_Goal:_ Working from the top of the listing below, retype each line through the line containing "tw_hours = np.arange(3.0, 33.01, 0.25)", both included, with no pictures.

_Source data:_
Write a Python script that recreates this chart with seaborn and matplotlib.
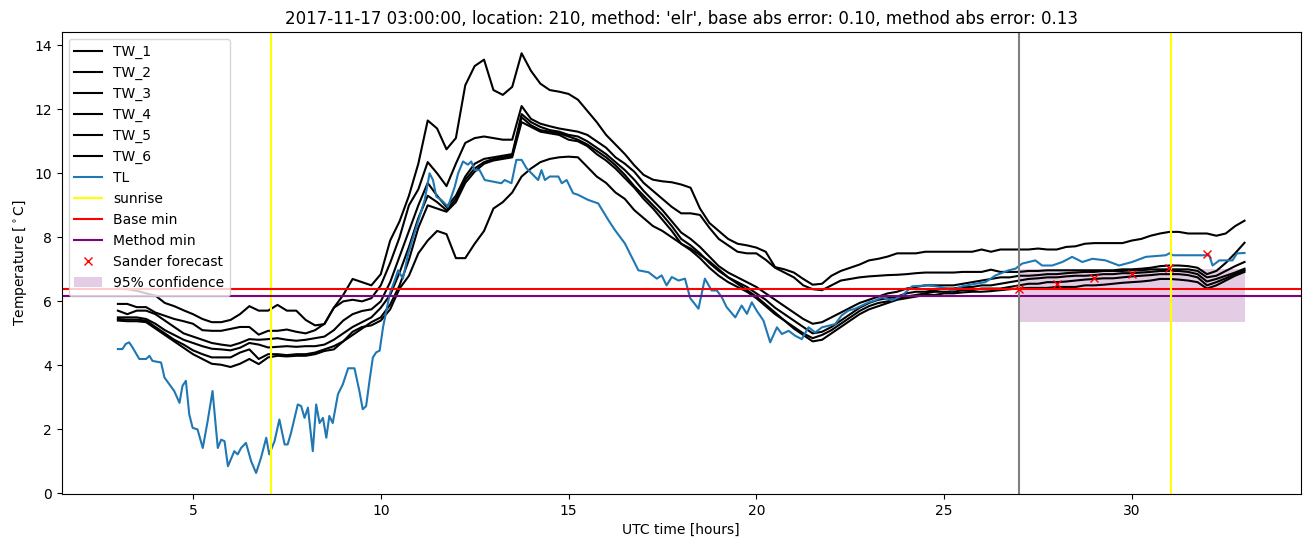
import numpy as np
import pandas as pd
import matplotlib
matplotlib.use("Agg")
import matplotlib.pyplot as plt
import seaborn as sns

# ---------------- data ----------------
tw_hours = np.arange(3.0, 33.01, 0.25)

tw_1 = [6.40, 6.38, 6.33, 6.25, 6.18, 5.95, 5.85, 5.72, 5.60, 5.45, 5.35, 5.35,
        5.42, 5.60, 5.85, 5.71, 5.71, 5.89, 5.71, 5.71, 5.42, 5.25, 5.29, 5.80,
        6.20, 6.70, 6.60, 6.50, 6.85, 7.90, 8.50, 9.30, 10.30, 11.65, 11.40, 10.75,
        11.10, 12.75, 13.35, 13.55, 12.60, 12.45, 12.70, 13.75, 13.20, 12.80, 12.60, 12.55,
        12.48, 12.30, 11.95, 11.60, 11.20, 10.90, 10.60, 10.25, 9.95, 9.80, 9.75, 9.72,
        9.65, 9.55, 8.90, 8.45, 8.20, 7.95, 7.80, 7.75, 7.68, 7.55, 7.07, 7.00,
        6.90, 6.70, 6.52, 6.55, 6.80, 6.95, 7.05, 7.15, 7.28, 7.33, 7.40, 7.50,
        7.50, 7.50, 7.55, 7.55, 7.55, 7.55, 7.55, 7.55, 7.62, 7.55, 7.62, 7.62,
        7.62, 7.62, 7.65, 7.62, 7.62, 7.70, 7.72, 7.80, 7.82, 7.82, 7.82, 7.82,
        7.90, 7.95, 8.05, 8.12, 8.17, 8.17, 8.12, 8.12, 8.12, 8.05, 8.12, 8.35,
        8.52]

tw_2 = [5.92, 5.92, 5.82, 5.82, 5.65, 5.55, 5.45, 5.38, 5.30, 5.10, 5.08, 5.08,
        5.14, 5.20, 5.20, 4.96, 5.08, 5.08, 5.12, 5.05, 5.00, 5.10, 5.30, 5.80,
        6.00, 6.05, 6.00, 6.10, 6.50, 7.20, 8.00, 9.00, 9.50, 10.35, 10.00, 9.60,
        10.30, 10.95, 11.10, 11.15, 11.10, 11.05, 11.05, 12.10, 11.70, 11.55, 11.47, 11.40,
        11.35, 11.30, 11.20, 11.00, 10.80, 10.50, 10.30, 10.05, 9.70, 9.45, 9.20, 8.95,
        8.75, 8.75, 8.70, 8.30, 7.95, 7.75, 7.55, 7.50, 7.50, 7.30, 7.05, 6.90,
        6.75, 6.50, 6.38, 6.35, 6.50, 6.65, 6.70, 6.75, 6.78, 6.80, 6.82, 6.83,
        6.85, 6.88, 6.90, 6.90, 6.90, 6.90, 6.92, 6.92, 6.92, 6.99, 6.92, 6.92,
        6.92, 6.95, 6.95, 6.97, 6.97, 6.97, 6.97, 6.97, 6.97, 6.97, 6.97, 7.00,
        7.00, 7.02, 7.05, 7.10, 7.12, 7.12, 7.10, 7.05, 6.85, 6.95, 7.20, 7.50,
        7.83]

tw_3 = [5.71, 5.60, 5.71, 5.71, 5.60, 5.40, 5.20, 5.00, 4.90, 4.80, 4.70, 4.65,
        4.61, 4.70, 4.82, 4.80, 4.82, 4.85, 4.80, 4.77, 4.80, 4.85, 4.90, 5.10,
        5.40, 5.60, 5.70, 5.75, 6.00, 6.60, 7.40, 8.20, 9.00, 9.70, 9.30, 8.95,
        9.30, 9.90, 10.30, 10.45, 10.50, 10.55, 10.60, 11.85, 11.60, 11.45, 11.35, 11.30,
        11.20, 11.15, 11.00, 10.80, 10.60, 10.35, 10.10, 9.80, 9.45, 9.15, 8.85, 8.50,
        8.15, 7.95, 7.70, 7.40, 7.10, 6.90, 6.75, 6.60, 6.45, 6.25, 6.05, 5.85,
        5.65, 5.45, 5.30, 5.35, 5.50, 5.65, 5.80, 5.95, 6.05, 6.15, 6.25, 6.30,
        6.40, 6.45, 6.50, 6.50, 6.50, 6.50, 6.55, 6.60, 6.65, 6.70, 6.75, 6.75,
        6.80, 6.80, 6.82, 6.85, 6.85, 6.88, 6.90, 6.92, 6.92, 6.95, 6.95, 6.95,
        6.97, 6.97, 7.00, 7.00, 7.00, 7.00, 7.00, 6.95, 6.75, 6.80, 6.95, 7.10,
        7.23]

tw_4 = [5.50, 5.50, 5.50, 5.45, 5.30, 5.10, 4.95, 4.80, 4.70, 4.60, 4.52, 4.50,
        4.47, 4.55, 4.70, 4.65, 4.56, 4.58, 4.60, 4.58, 4.60, 4.60, 4.65, 4.80,
        5.00, 5.20, 5.35, 5.50, 5.80, 6.20, 6.90, 7.70, 8.60, 9.30, 9.10, 8.85,
        9.20, 9.80, 10.15, 10.35, 10.45, 10.50, 10.55, 11.75, 11.50, 11.35, 11.30, 11.25,
        11.15, 11.05, 10.90, 10.70, 10.50, 10.25, 9.95, 9.60, 9.30, 9.00, 8.70, 8.35,
        7.95, 7.75, 7.50, 7.20, 6.95, 6.75, 6.60, 6.45, 6.25, 6.05, 5.80, 5.60,
        5.40, 5.20, 5.00, 5.05, 5.20, 5.40, 5.60, 5.80, 5.95, 6.05, 6.10, 6.15,
        6.25, 6.30, 6.30, 6.35, 6.40, 6.40, 6.45, 6.45, 6.50, 6.50, 6.55, 6.60,
        6.65, 6.70, 6.72, 6.75, 6.75, 6.78, 6.80, 6.80, 6.82, 6.85, 6.85, 6.88,
        6.88, 6.90, 6.92, 6.95, 6.95, 6.95, 6.92, 6.85, 6.62, 6.70, 6.80, 6.90,
        7.02]

tw_5 = [5.45, 5.43, 5.43, 5.40, 5.20, 5.00, 4.80, 4.65, 4.47, 4.35, 4.25, 4.25,
        4.25, 4.40, 4.50, 4.20, 4.35, 4.35, 4.32, 4.35, 4.35, 4.40, 4.50, 4.60,
        4.75, 4.95, 5.15, 5.35, 5.50, 5.90, 6.50, 7.30, 8.30, 9.00, 8.90, 8.80,
        9.10, 9.70, 10.05, 10.30, 10.40, 10.45, 10.50, 11.60, 11.45, 11.30, 11.25, 11.20,
        11.05, 11.00, 10.85, 10.60, 10.40, 10.15, 9.85, 9.55, 9.20, 8.90, 8.55, 8.20,
        7.80, 7.60, 7.35, 7.05, 6.80, 6.60, 6.45, 6.30, 6.10, 5.85, 5.60, 5.40,
        5.20, 5.00, 4.85, 4.95, 5.10, 5.30, 5.50, 5.70, 5.85, 5.95, 6.00, 6.10,
        6.15, 6.20, 6.25, 6.30, 6.30, 6.30, 6.35, 6.35, 6.40, 6.40, 6.40, 6.45,
        6.50, 6.55, 6.55, 6.60, 6.60, 6.62, 6.65, 6.68, 6.70, 6.72, 6.72, 6.75,
        6.78, 6.80, 6.82, 6.85, 6.85, 6.85, 6.82, 6.75, 6.50, 6.60, 6.72, 6.85,
        6.97]

tw_6 = [5.40, 5.38, 5.38, 5.35, 5.15, 4.95, 4.75, 4.55, 4.35, 4.20, 4.05, 4.02,
        3.95, 4.05, 4.20, 4.04, 4.25, 4.30, 4.28, 4.30, 4.30, 4.35, 4.45, 4.50,
        4.75, 5.05, 5.20, 5.25, 5.40, 5.75, 6.40, 6.80, 7.50, 7.90, 8.20, 8.10,
        7.35, 7.35, 7.80, 8.20, 8.90, 9.10, 9.40, 9.90, 10.15, 10.35, 10.45, 10.50,
        10.52, 10.50, 10.20, 9.90, 9.70, 9.40, 9.20, 8.85, 8.60, 8.35, 8.20, 8.00,
        7.80, 7.65, 7.45, 7.25, 7.00, 6.75, 6.55, 6.35, 6.15, 5.90, 5.65, 5.40,
        5.15, 4.95, 4.75, 4.80, 5.00, 5.20, 5.40, 5.60, 5.75, 5.85, 5.95, 6.05,
        6.10, 6.15, 6.20, 6.20, 6.25, 6.25, 6.28, 6.30, 6.30, 6.32, 6.35, 6.38,
        6.40, 6.42, 6.42, 6.42, 6.45, 6.45, 6.45, 6.50, 6.50, 6.52, 6.55, 6.58,
        6.60, 6.62, 6.65, 6.70, 6.70, 6.68, 6.65, 6.60, 6.40, 6.50, 6.65, 6.80,
        6.92]

tw_names = ["TW_1", "TW_2", "TW_3", "TW_4", "TW_5", "TW_6"]

tl_hours = [3.0, 3.12, 3.21, 3.30, 3.39, 3.57, 3.75, 3.84, 3.92, 4.15, 4.24, 4.37,
            4.5, 4.64, 4.72, 4.81, 4.9, 4.99, 5.12, 5.26, 5.39, 5.52, 5.66, 5.75,
            5.84, 5.93, 6.1, 6.19, 6.28, 6.41, 6.55, 6.68, 6.81, 6.95, 7.03, 7.17,
            7.3, 7.44, 7.52, 7.61, 7.79, 7.88, 7.97, 8.06, 8.19, 8.28, 8.37, 8.46,
            8.55, 8.63, 8.72, 8.86, 8.99, 9.13, 9.3, 9.43, 9.52, 9.61, 9.7, 9.79,
            9.88, 9.97, 10.06, 10.24, 10.37, 10.46, 10.59, 10.73, 10.95, 11.17, 11.3, 11.39,
            11.48, 11.61, 11.79, 11.97, 12.06, 12.19, 12.32, 12.41, 12.5, 12.63, 12.77, 12.99,
            13.21, 13.3, 13.48, 13.61, 13.75, 13.88, 14.19, 14.28, 14.37, 14.5, 14.73, 14.82,
            14.95, 15.12, 15.25, 15.52, 15.79, 16.06, 16.24, 16.5, 16.68, 16.86, 17.13, 17.35,
            17.48, 17.61, 17.75, 17.93, 18.1, 18.24, 18.46, 18.63, 18.81, 18.95, 19.08, 19.21,
            19.44, 19.61, 19.75, 19.88, 20.01, 20.19, 20.37, 20.55, 20.68, 20.86, 21.03, 21.21,
            21.39, 21.57, 21.75, 21.93, 22.1, 22.27, 22.45, 22.63, 22.81, 22.99, 23.17, 23.34,
            23.61, 23.88, 24.15, 24.59, 24.95, 25.21, 25.48, 25.83, 26.1, 26.37, 26.72, 26.9,
            27.08, 27.26, 27.43, 27.61, 27.88, 28.15, 28.41, 28.68, 28.95, 29.3, 29.66, 30.01,
            30.37, 30.9, 31.0, 31.1, 31.79, 32.06, 32.15, 32.33, 32.68, 32.8, 33.0]
tl_values = [4.51, 4.51, 4.67, 4.72, 4.56, 4.2, 4.2, 4.3, 4.14, 4.09, 3.62, 3.41,
             3.2, 2.83, 3.36, 3.52, 2.47, 2.05, 2.0, 1.42, 2.26, 3.2, 1.42, 1.68,
             1.63, 0.85, 1.32, 1.22, 1.42, 1.58, 1.0, 0.64, 1.11, 1.74, 1.22, 1.63,
             2.31, 1.53, 1.53, 1.89, 2.78, 2.73, 2.36, 2.68, 1.32, 2.78, 2.2, 2.36,
             1.74, 2.42, 2.2, 3.1, 3.41, 3.91, 3.91, 3.2, 2.63, 2.73, 3.52, 4.25,
             4.41, 4.46, 5.19, 6.24, 6.65, 6.97, 6.71, 7.49, 8.33, 9.17, 10.0, 9.79,
             9.27, 9.17, 8.96, 9.58, 10.0, 10.37, 10.27, 10.37, 10.1, 10.1, 9.79, 9.74,
             9.69, 9.79, 9.69, 10.42, 10.42, 10.16, 9.79, 10.1, 9.79, 9.9, 9.9, 9.69,
             9.79, 9.38, 9.33, 9.17, 9.06, 8.54, 8.22, 7.81, 7.39, 6.97, 6.91, 6.71,
             6.81, 6.5, 6.76, 6.65, 6.71, 6.1, 5.77, 6.71, 6.34, 6.34, 6.13, 5.82,
             5.5, 5.87, 5.61, 5.97, 5.71, 5.4, 4.72, 5.19, 4.98, 5.08, 4.93, 4.82,
             5.19, 5.03, 5.19, 5.24, 5.29, 5.56, 5.71, 5.77, 5.87, 5.97, 6.03, 6.13,
             6.03, 6.18, 6.47, 6.5, 6.44, 6.34, 6.47, 6.55, 6.6, 6.81, 6.97, 7.02,
             7.18, 7.23, 7.28, 7.12, 7.12, 7.23, 7.39, 7.23, 7.33, 7.28, 7.12, 7.23,
             7.39, 7.44, 7.5, 7.44, 7.44, 7.44, 7.12, 7.28, 7.28, 7.5, 7.51]

sunrise_hours = [7.07, 31.05]
forecast_start = 27.0
base_min = 6.40
method_min = 6.17

forecast_hours = [27, 28, 29, 30, 31, 32]
forecast_values = [6.40, 6.53, 6.74, 6.84, 7.05, 7.47]

conf_hours = [27.0, 33.0]
conf_low = [5.35, 5.35]
conf_high = [7.00, 7.00]

title = ("2017-11-17 03:00:00, location: 210, method: 'elr', "
         "base abs error: 0.10, method abs error: 0.13")

# ---------------- plot ----------------
fig, ax = plt.subplots(figsize=(13.1, 5.47), dpi=100)
fig.subplots_adjust(left=0.047, right=0.993, bottom=0.097, top=0.941)

for name, vals in zip(tw_names, [tw_1, tw_2, tw_3, tw_4, tw_5, tw_6]):
    sns.lineplot(x=tw_hours, y=vals, color="black", label=name, ax=ax)

sns.lineplot(x=tl_hours, y=tl_values, color="#1f77b4", label="TL", ax=ax)

ax.axvline(sunrise_hours[0], color="yellow", label="sunrise")
ax.axhline(base_min, color="red", label="Base min")
ax.axhline(method_min, color="purple", label="Method min")
ax.axvline(sunrise_hours[1], color="yellow")
ax.axvline(forecast_start, color="gray")

sns.lineplot(x=forecast_hours, y=forecast_values, color="red", marker="x",
             linestyle="", markeredgecolor="red", markeredgewidth=1.0,
             markersize=6, label="Sander forecast", ax=ax)

ax.fill_between(conf_hours, conf_low, conf_high, color="purple", alpha=0.2,
                linewidth=0, label="95% confidence")

ax.set_title(title)
ax.set_xlabel("UTC time [hours]")
ax.set_ylabel("Temperature [$^\\circ$C]")
ax.legend(loc="upper left")

fig.savefig("out.png", dpi=100)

_Exercise response:_
Write a Python script that recreates this chart with seaborn and matplotlib.
import numpy as np
import pandas as pd
import matplotlib
matplotlib.use("Agg")
import matplotlib.pyplot as plt
import seaborn as sns

# ---------------- data ----------------
tw_hours = np.arange(3.0, 33.01, 0.25)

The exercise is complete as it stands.